This book was just so fun. It’s all stats and opinion but that’s what made it fun. It’s about the love and joy of hockey whether you’re a fan or a player or both, whether you’re new to the sport or a die hard fan. I laughed a lot. It was just fun.
Reasons I Recommend:
1) Reminders of all the ways TML are awesome/so sad
2) Fun introductions to the NHL teams and quirks each team is known for and
3) Thoughts and debates on greatest players, current players, and overall hockey themes.
⭐️⭐️⭐️⭐️
Quote 1: The third goal was a sick setup from Morgan Rielly to a wide-open Matthews. Matthews pointed at Rielly to signify that he liked his pass. Rielly pointed back at Matthews and screamed like someone who sold a kidney for front row tickets to a Taylor Swift concert. The only difference was this game happened in Ottawa, and Taylor Swift would never go there.🤣
Quote 2: In Greek mythology, Sisyphus was a cursed figure, damned to push a massive boulder up a hill for all eternity. Every time he got near the top of the hill, the boulder would roll back down, and Sisyphus would have to begin the torturous process again. In so many ways, that is being a Leafs fan, and nothing embodies that quite like the Leafs humiliating choke against the Montreal Canadiens.
Quote 3: Losing to your own Zamboni driver is cartoonishly bad-the kind of slapstick thing you might expect to happen in a corny movie from the late nineties.
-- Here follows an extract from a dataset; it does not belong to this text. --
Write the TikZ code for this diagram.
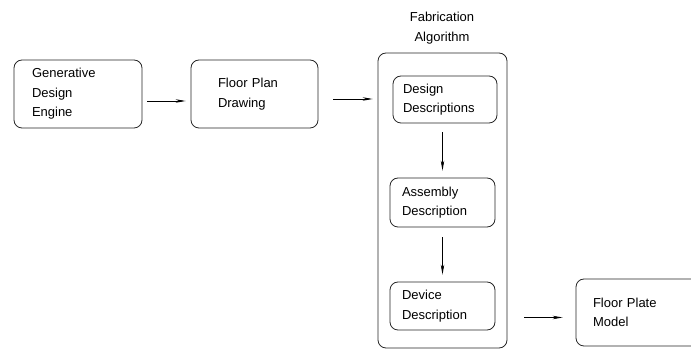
\documentclass[tikz,border=0pt]{standalone}
\usepackage{fontspec}
\setmainfont{Liberation Sans}
\usetikzlibrary{arrows.meta}
\begin{document}
\begin{tikzpicture}[
    x=1pt,y=-1pt,
    fabBoxS/.style={rectangle,rounded corners=8pt,draw=black!85,line width=0.8pt,align=left,
        font=\fontsize{13}{19.5}\selectfont,inner ysep=0pt},
    fabArrowS/.style={->,>={Stealth[length=10pt,width=3.5pt]},line width=0.8pt},
]
\useasboundingbox (0,0) rectangle (691,352);
\node[fabBoxS,minimum width=128pt,minimum height=68pt,inner xsep=18pt,text width=92pt] (gde) at (78,94) {Generative\\Design\\Engine};
\node[fabBoxS,minimum width=127pt,minimum height=68pt,inner xsep=27pt,text width=73pt] (fpd) at (254.5,94) {Floor Plan\\Drawing};
\node[fabBoxS,minimum width=129pt,minimum height=295pt] (fab) at (442.5,200.5) {};
\node[font=\fontsize{13}{19.5}\selectfont,align=center] (fabT) at (442,28) {Fabrication\\Algorithm};
\node[fabBoxS,minimum width=104pt,minimum height=47pt,inner xsep=10pt,text width=84pt] (dsn) at (445,99.5) {Design\\Descriptions};
\node[fabBoxS,minimum width=105pt,minimum height=49pt,inner xsep=12pt,text width=81pt] (asm) at (442.5,202.5) {Assembly\\Description};
\node[fabBoxS,minimum width=105pt,minimum height=48pt,inner xsep=12pt,text width=81pt] (dev) at (442.5,306) {Device\\Description};
\node[fabBoxS,minimum width=124pt,minimum height=67pt,inner xsep=17pt,text width=90pt] (fpm) at (638,312.5) {Floor Plate\\Model};
% arrows
\draw[fabArrowS,shorten <=5pt,shorten >=5pt] ([yshift=-7pt]gde.east) -- ([yshift=-7pt]fpd.west);
\draw[fabArrowS,shorten <=15pt,shorten >=5pt] ([yshift=-5pt]fpd.east) -- ([yshift=-5pt]fpd.east -| fab.west);
\draw[fabArrowS,shorten <=9pt,shorten >=7pt] (dsn.south -| asm.north) -- (asm.north);
\draw[fabArrowS,shorten <=10pt,shorten >=7pt] (asm.south) -- (dev.north);
\draw[fabArrowS,shorten <=29pt,shorten >=13pt] ([yshift=-5pt]fpm.west -| dev.east) -- ([yshift=-5pt]fpm.west);
\end{tikzpicture}
\end{document}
A beautiful love letter to hockey, told in Steve's trademark ranty style.
The thing I've always loved about Steve is not the yelling at the screen or the explosions -- it's that, in his quieter moments, he's one of the smarter, kinder, more human analysts I've ever read in sport. And that shines through so well in this book.
I got back into hockey because of the human stories (especially the goalies) (I have an entire group chat that formed around goalie love) and Steve clearly gets that.
In short, a lot of fun, especially after several heavy philosophical/etc texts in a row . . .
I love Steve, and loved his first book. This book has its moments: when his passion and storytelling shines through (when he talks about rooting for the goon, or his all time Leaf losses). Those moments are few and far between, unfortunately.
Whether you're a fan or not (of the author or hockey), read this. Highly entertaining, thought-provoking, with a touch of emotion, it's simply awesome.